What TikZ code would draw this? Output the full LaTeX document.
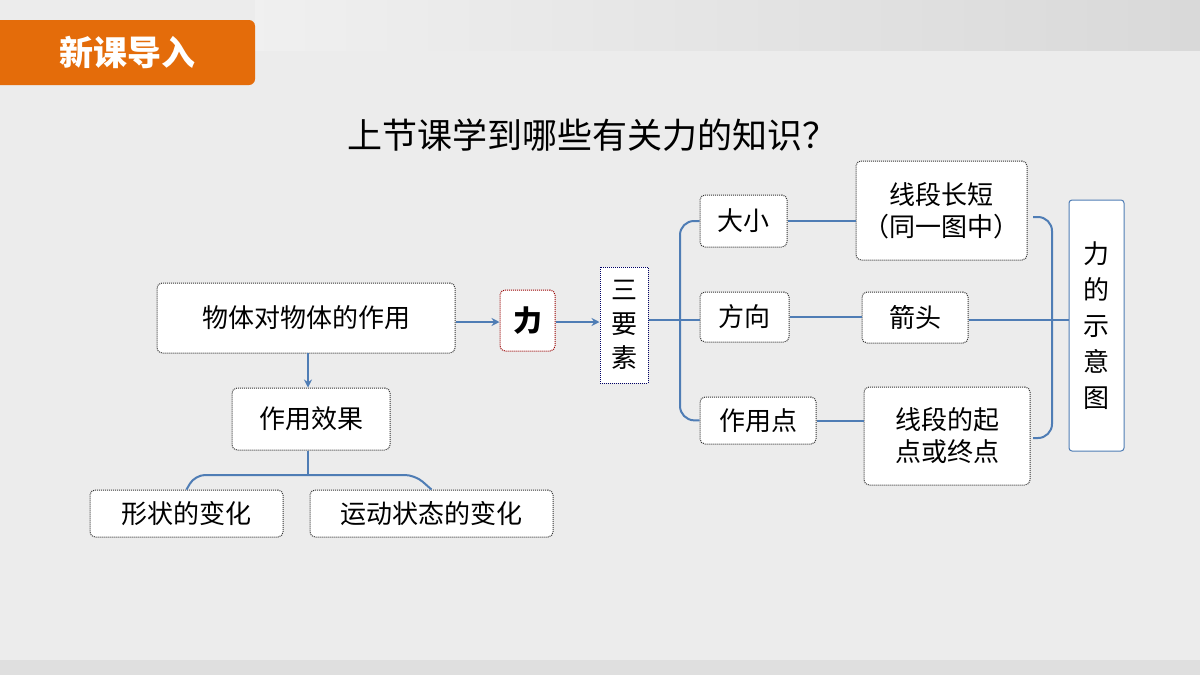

* * *

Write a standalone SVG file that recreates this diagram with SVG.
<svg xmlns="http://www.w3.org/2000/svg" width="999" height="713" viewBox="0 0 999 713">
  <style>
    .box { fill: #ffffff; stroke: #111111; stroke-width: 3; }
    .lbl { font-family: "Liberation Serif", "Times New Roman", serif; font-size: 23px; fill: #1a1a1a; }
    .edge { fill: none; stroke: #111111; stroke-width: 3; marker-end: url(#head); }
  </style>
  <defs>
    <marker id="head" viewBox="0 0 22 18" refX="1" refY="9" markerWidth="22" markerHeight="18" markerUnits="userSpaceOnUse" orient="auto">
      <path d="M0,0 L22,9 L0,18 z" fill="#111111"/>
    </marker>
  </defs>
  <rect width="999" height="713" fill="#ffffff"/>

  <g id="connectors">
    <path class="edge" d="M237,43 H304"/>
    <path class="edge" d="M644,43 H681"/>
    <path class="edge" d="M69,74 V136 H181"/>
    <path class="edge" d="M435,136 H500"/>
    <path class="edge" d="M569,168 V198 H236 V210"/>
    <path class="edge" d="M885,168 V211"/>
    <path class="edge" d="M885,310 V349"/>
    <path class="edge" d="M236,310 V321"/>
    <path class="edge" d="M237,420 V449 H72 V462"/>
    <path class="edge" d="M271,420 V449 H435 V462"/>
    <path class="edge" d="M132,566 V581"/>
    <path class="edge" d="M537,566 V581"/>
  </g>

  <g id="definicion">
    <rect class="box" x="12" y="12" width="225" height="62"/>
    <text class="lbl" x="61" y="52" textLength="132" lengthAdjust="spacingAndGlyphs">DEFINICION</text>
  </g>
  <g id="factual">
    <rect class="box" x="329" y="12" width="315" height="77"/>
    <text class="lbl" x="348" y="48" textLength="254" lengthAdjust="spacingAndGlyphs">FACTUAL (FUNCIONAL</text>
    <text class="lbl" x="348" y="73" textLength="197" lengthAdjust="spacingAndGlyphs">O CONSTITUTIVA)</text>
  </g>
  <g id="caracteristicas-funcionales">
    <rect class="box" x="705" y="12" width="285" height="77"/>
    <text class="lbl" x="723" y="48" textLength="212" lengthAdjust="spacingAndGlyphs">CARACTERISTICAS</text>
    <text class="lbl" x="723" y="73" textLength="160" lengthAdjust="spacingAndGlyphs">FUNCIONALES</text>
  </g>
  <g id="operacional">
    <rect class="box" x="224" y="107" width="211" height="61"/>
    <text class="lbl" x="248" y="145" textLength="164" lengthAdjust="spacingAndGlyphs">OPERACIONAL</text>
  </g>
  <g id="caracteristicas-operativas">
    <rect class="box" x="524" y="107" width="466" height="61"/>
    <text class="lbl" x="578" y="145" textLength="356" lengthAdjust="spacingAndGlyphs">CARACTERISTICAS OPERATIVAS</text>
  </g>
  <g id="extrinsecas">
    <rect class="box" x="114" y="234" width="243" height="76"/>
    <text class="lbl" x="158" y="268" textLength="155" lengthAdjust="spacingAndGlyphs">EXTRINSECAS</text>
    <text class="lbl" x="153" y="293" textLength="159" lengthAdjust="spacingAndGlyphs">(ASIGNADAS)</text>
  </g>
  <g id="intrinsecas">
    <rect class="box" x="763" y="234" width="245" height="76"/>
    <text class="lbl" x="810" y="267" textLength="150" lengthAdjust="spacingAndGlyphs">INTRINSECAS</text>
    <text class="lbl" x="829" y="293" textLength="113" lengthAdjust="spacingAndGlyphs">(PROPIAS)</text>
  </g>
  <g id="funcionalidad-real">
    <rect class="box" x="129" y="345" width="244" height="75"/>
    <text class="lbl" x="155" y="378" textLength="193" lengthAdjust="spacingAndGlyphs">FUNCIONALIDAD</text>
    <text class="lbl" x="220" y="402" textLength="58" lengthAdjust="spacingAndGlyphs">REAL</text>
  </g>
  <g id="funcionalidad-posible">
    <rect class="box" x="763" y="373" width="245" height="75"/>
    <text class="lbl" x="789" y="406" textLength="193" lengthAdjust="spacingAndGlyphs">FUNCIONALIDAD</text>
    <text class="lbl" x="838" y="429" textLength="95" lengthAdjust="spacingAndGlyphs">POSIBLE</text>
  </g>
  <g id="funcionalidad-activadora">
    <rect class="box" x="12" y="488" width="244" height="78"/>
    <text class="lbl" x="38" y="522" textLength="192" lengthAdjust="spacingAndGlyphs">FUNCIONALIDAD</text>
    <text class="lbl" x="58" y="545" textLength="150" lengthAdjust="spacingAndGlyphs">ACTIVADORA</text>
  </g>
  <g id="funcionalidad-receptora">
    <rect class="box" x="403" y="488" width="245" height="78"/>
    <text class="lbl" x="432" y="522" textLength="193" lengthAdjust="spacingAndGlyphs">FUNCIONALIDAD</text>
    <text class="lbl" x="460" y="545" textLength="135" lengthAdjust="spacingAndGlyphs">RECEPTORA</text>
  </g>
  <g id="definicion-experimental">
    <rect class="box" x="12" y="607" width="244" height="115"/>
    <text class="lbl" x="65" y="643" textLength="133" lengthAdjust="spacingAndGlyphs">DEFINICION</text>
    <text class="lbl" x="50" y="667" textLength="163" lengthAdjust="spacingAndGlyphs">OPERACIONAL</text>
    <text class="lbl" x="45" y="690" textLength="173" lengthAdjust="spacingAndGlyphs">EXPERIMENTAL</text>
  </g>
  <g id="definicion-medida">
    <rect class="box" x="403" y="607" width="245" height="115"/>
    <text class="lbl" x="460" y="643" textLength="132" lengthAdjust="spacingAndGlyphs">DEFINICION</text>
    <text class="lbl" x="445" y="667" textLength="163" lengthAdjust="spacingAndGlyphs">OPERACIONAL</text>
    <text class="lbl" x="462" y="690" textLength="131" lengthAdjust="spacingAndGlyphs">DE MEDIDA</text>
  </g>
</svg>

● **THE TASK**: Copy all lines above containing the string "this".

● **ANSWER FOR THE TASK**:
What TikZ code would draw this? Output the full LaTeX document.
Write a standalone SVG file that recreates this diagram with SVG.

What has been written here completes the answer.